The case was unusual because federal authorities seldom prosecute makers of films that do not include child pornography.
At one point, according to briefs, an alternate juror sent a note to the judge requesting that the jury be asked to view only excerpts of the movies. The jury engaged in what's been termed by press accounts and a defense appellate brief as emotional deliberations, with the jurors reporting at one point that they were deadlocked on several of the counts -- before ultimately convicting on all of them.
The federal judges who on Thursday heard the appeal of the movie producer, known as Max Hardcore, aren't being asked to make the same judgments the jury did. The U.S. Supreme Court infamously has spent time viewing explicit films to decide whether they could be considered obscene and therefore unprotected by the First Amendment -- prompting Justice Potter Stewart in 1964 to opine on hard-core pornography, "I know it when I see it."
There was essentially no discussion during the argument at the 11th U.S. Circuit Court of Appeals about the actual content of the films at issue in the case, which prosecutors have described in a brief as portraying sexual acts that are "sadistic, masochistic and violent."

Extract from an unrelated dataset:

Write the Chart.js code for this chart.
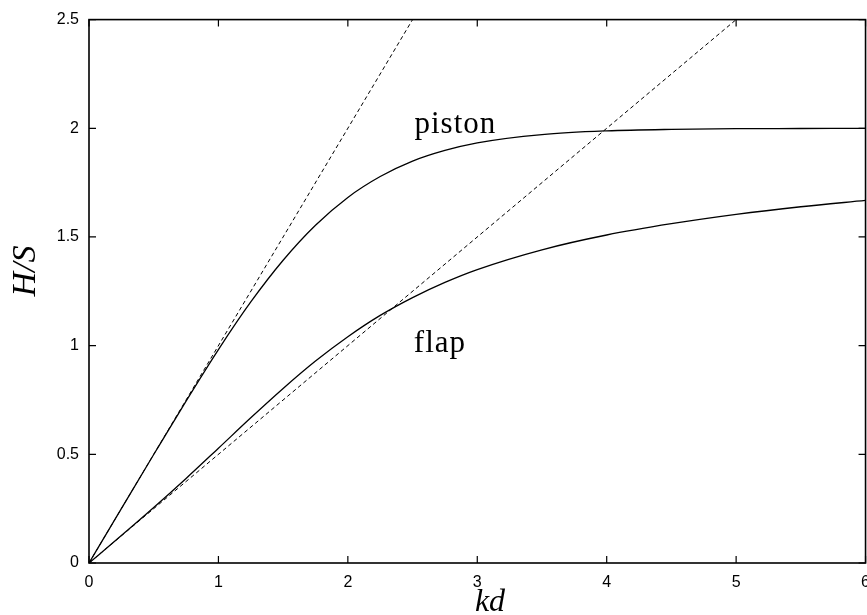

Nonetheless, the judges are being asked to decide some of the heaviest issues in the area of obscenity law, such as whether the government should criminalize adult films purchased over the Internet and viewed in the privacy of the home, and whether a Tampa jury should apply its own mores to materials available all over the country.
The three judges who heard the case seemed interested less in hot-button issues than in sentencing matters and a personal problem experienced by a juror during the trial.
The defendants convicted in Tampa last year are Hardcore, whose real name is Paul Little, and his company, Max World Entertainment Inc. Little produces, directs and stars in the movies made by his company, according to prosecutors. Little is based in the Los Angeles area, but the Justice Department says its prosecution of Little was based in Tampa because the www.maxhardcore.com Web site was hosted by a third-party company on computer servers in Tampa.
Prosecutors charged Little and Max World with 10 counts of obscenity -- five counts for the distribution of short video clips available from a "members only" section of the www.maxhardcore.com Web site, and five counts for five corresponding full-length DVDs advertised on the same Web site. The DVDs were ordered by a postal inspector and shipped to a post office box by a third-party distributor, Jaded Video.
U.S. District Judge Susan C. Bucklew, who has since taken senior status, declined to dismiss the indictment on constitutional grounds, and the case went to trial in May 2008 before a jury in Tampa. The jury returned guilty verdicts on all counts.
Bucklew sentenced Little to just under four years in prison, plus a fine and supervised release, while his company received probation and a $75,000 fine. He began serving his prison sentence in January.
On appeal, the defendants have argued that the 2003 U.S. Supreme Court ruling striking down criminal sodomy laws as unconstitutional when applied to consenting adults recognized a right of sexual privacy that courts should read to include a right to buy and sell obscene materials.
In 2004, a split 11th Circuit panel hearing a challenge to an Alabama ban on the sale of sex toys appeared to reject the idea that the Supreme Court had recognized a sweeping right to privacy. But last year the neighboring 5th Circuit ruled that a similar Texas statute was an unconstitutional burden on sexual privacy.